With World’s Cinema Traditions Under Increasing Scrutiny, Greek Film Noir Draws Some Deserved Attention

‘The study of Greek film noir,’ the trio write, ‘is directly linked to how Greeks see themselves as part of an increasingly dystopian landscape.’ In so many words: The world’s going to hell and we want in.

Via Edinburgh University Press
The book's cover, detail. Via Edinburgh University Press

‘Greek Film Noir’
Edited by Anna Poupou, Nikitas Fessas, and Maria Chalkou
Edinburgh University Press

Looking over the list of available titles from “Traditions of World Cinema,” a run of books published by the University of Edinburgh Press, an inveterate reader might begin to wonder what the relationship might be between globalist initiatives and niche pursuits. 

Series editors Linda Badley and R. Barton Palmer are doing the Lord’s work in encouraging scholars the world over to put in their two cents about this-or-that aspect of cinema. Yet sometimes narrow-casting can be indistinguishable from a Monty Python sketch. What are we to make of tomes like “Nordic Film Cultures and Cinemas of Elsewhere” or “Liminal Noir in Classic World Cinema?” Specialists do have a tendency to miss the forest for the trees. 

The trio of scholars who have put together “Greek Film Noir,” Anna Poupou, Nikitas Fessas, and Maria Chalkou, are keenly aware of what the critic and historian Robert Hughes referred to as “cultural cringe” — the perception that one’s own culture is somehow behind the curve of other countries or peoples. “The study of Greek film noir,” the trio write, “is directly linked to how Greeks see themselves as part of an increasingly dystopian landscape.” In so many words: The world’s going to hell and we want in.

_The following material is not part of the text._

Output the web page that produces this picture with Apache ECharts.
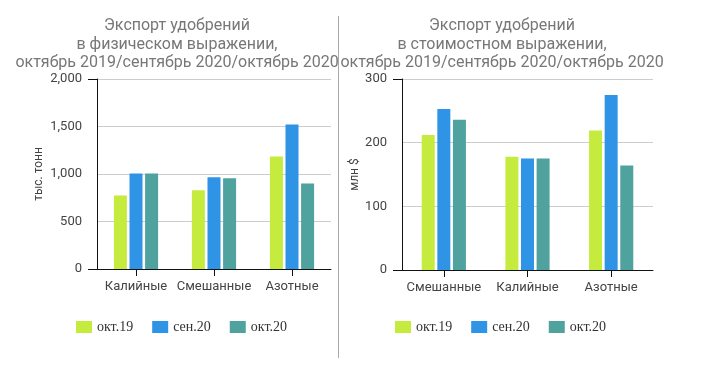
<!DOCTYPE html>
<html>
<head>
<meta charset="utf-8">
<script src="https://cdn.jsdelivr.net/npm/echarts@6/dist/echarts.min.js"></script>
<style>html,body{margin:0;padding:0;background:#fff}#c{width:718px;height:372px}</style>
</head>
<body>
<div id="c"></div>
<script>
// Data
const seriesNames = ['окт.19', 'сен.20', 'окт.20'];
const leftCategories = ['Калийные', 'Смешанные', 'Азотные'];
const leftOct19 = [775, 830, 1185];
const leftSep20 = [1005, 965, 1520];
const leftOct20 = [1005, 955, 900];
const rightCategories = ['Смешанные', 'Калийные', 'Азотные'];
const rightOct19 = [212, 178, 219];
const rightSep20 = [253, 175, 275];
const rightOct20 = [236, 175, 164];
const leftTitle = 'Экспорт удобрений\nв физическом выражении,\nоктябрь 2019/сентябрь 2020/октябрь 2020';
const rightTitle = 'Экспорт удобрений\nв стоимостном выражении,\nоктябрь 2019/сентябрь 2020/октябрь 2020';
const leftAxisName = 'тыс. тонн';
const rightAxisName = 'млн $';

const colors = ['#c4eb3e', '#2f93e6', '#4fa29e'];
const font = 'Roboto';

const chart = echarts.init(document.getElementById('c'), null, {renderer: 'canvas'});

function mainY(grid, max, interval, name, gap) {
  return {
    type: 'value', gridIndex: grid, min: 0, max: max, interval: interval,
    name: name, nameLocation: 'middle', nameGap: gap, nameRotate: 90,
    nameTextStyle: {color: '#444', fontSize: 12, fontFamily: font},
    axisLine: {show: true, lineStyle: {color: '#111', width: 1}},
    axisTick: {show: false},
    axisLabel: {color: '#444', fontSize: 13, fontFamily: font, margin: 15,
      formatter: v => v.toLocaleString('en-US')},
    splitLine: {show: true, lineStyle: {color: '#ccc', width: 1}}
  };
}
function tickY(grid, max) {
  return {
    type: 'value', gridIndex: grid, min: 0, max: max, interval: max, position: 'left',
    axisLine: {show: false}, axisLabel: {show: false}, splitLine: {show: false},
    axisTick: {show: true, length: 9, lineStyle: {color: '#111', width: 1}}
  };
}
function xAx(grid, cats) {
  return {
    type: 'category', gridIndex: grid, data: cats,
    axisLine: {show: true, lineStyle: {color: '#111', width: 1}},
    axisTick: {show: true, alignWithLabel: true, length: 7, lineStyle: {color: '#111'}},
    axisLabel: {color: '#444', fontSize: 13, fontFamily: font, margin: 11, interval: 0}
  };
}
function bars(xi, yi, arrs) {
  return arrs.map((d, i) => ({
    type: 'bar', name: seriesNames[i], xAxisIndex: xi, yAxisIndex: yi, data: d,
    barWidth: 13, barGap: '20%', itemStyle: {color: colors[i]}, animation: false
  }));
}

chart.setOption({
  animation: false,
  color: colors,
  title: [
    {text: leftTitle, left: 172, top: 12, textAlign: 'center',
      textStyle: {color: '#777', fontSize: 16, fontWeight: 'normal', fontFamily: font, lineHeight: 18.5}},
    {text: rightTitle, left: 497, top: 12, textAlign: 'center',
      textStyle: {color: '#777', fontSize: 16, fontWeight: 'normal', fontFamily: font, lineHeight: 18.5}}
  ],
  legend: [
    {data: seriesNames, left: 71, top: 315, itemWidth: 16, itemHeight: 12, itemGap: 19,
      icon: 'rect', textStyle: {color: '#333', fontSize: 14, fontFamily: 'Liberation Serif'}},
    {data: seriesNames, left: 390, top: 315, itemWidth: 16, itemHeight: 12, itemGap: 19,
      icon: 'rect', textStyle: {color: '#333', fontSize: 14, fontFamily: 'Liberation Serif'}}
  ],
  grid: [
    {left: 97, right: 387, top: 79, bottom: 103},
    {left: 402, right: 65, top: 79, bottom: 102}
  ],
  xAxis: [xAx(0, leftCategories), xAx(1, rightCategories)],
  yAxis: [mainY(0, 2000, 500, leftAxisName, 52), tickY(0, 2000),
          mainY(1, 300, 100, rightAxisName, 40), tickY(1, 300)],
  series: [].concat(
    bars(0, 0, [leftOct19, leftSep20, leftOct20]),
    bars(1, 2, [rightOct19, rightSep20, rightOct20])
  ),
  graphic: [
    {type: 'line', shape: {x1: 338.5, y1: 16, x2: 338.5, y2: 358},
      style: {stroke: '#aaa', lineWidth: 1}, silent: true}
  ]
});
</script>
</body>
</html>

Although film noir has its roots in European cinema, the genre found its fullest realization in America around the midpoint of the last century. Acknowledging as much, a professor at the University of the West of England, Andrew Spicer, writes that it is now time to forego localism and “accept noir as a mode of attention, a sensibility, a particular approach to understanding the world.” The “weird wave” of contemporary Greek filmmakers, foremost among them icky fabulist Yorgos Lanthimos, is posited as reason enough to poke around the darker corners of older Greek cinema.

The irony here is that it may well have been a British-American film, “The Angry Hills” (1959), that helped clear the decks for Greek film noir. A historian and author, Yannis Tzioumakis, makes a cogent argument for the picture as both a spur for local talent and a solid entertainment on its own terms. Based on a book by Leon Uris, “The Angry Hills” has long suffered from bad word-of-mouth, not least because its director, Robert Aldrich, maligned it upon completion. Mr. Tziousmakis demurs: “its noir qualities go beyond the aesthetic, and reach all the way into the nation’s psyche. What more can one ask of a film?”

A good question, particularly given that Aldrich had established himself as an adept noirist with the apocalyptic thriller “Kiss Me Deadly” (1955). The scriptwriter on that film, A.I. Bezzerides, was brought in to work on “The Angry Hills,” less for his Greek heritage than the knack he had for tough guys, sultry dames, and shadow-ridden streets. As for the casting of Robert Mitchum in the role of an American journalist with secrets to keep, let the man himself tell it: “Some idiot said, ‘Ask Mitchum to play it. That bum will do anything if he has five minutes free.’ Well I had five minutes free so I did it.”

“The Angry Hills” veers between vistas of blistering sunlight and shadowed backways rife with Nazis, but fumbles along with only sporadic dramatic interest. The same can’t be said about “The Ogre of Athens” (1956), the best-known example of Greek noir and a film that got a literary boost from being mentioned in Jonathan Franzen’s novel “Freedom.” What can it mean, this gritty film about a milquetoast who is mistaken for a criminal mastermind: Is it a satire on political oppression or a parable about masculine initiative? 

Directed by Nikos Koundouros and scripted by novelist Iakovos Kambenanellis, “The Ogre of Athens” is less of a noir than a tragicomedy. Granted, it does take place in seedy nightclubs and darkened alleyways and is freighted with a bevy of ugly toughs and alluring women. Yet the story is centered more on the everyday failings and unexpected vanities of Thomas (Dinos Iliopoulos), a bank employee whose life is irrevocably upended during the course of a single night. The vicissitudes of fate prove alternately liberating and inescapable for our mousey hero.

“The Ogre of Athens” isn’t quite as good as its devotees would have it — the film’s grotty, on-the-cheap cinematography is a decided backdraw — but it does pack a hallucinatory punch and, in the end, earns a place alongside honorable noir also-rans like “Phantom Lady” (1944), “Criss Cross” (1949), and “Crime Wave” (1953). That it should be the starting point of “Greek Noir” is as it should be.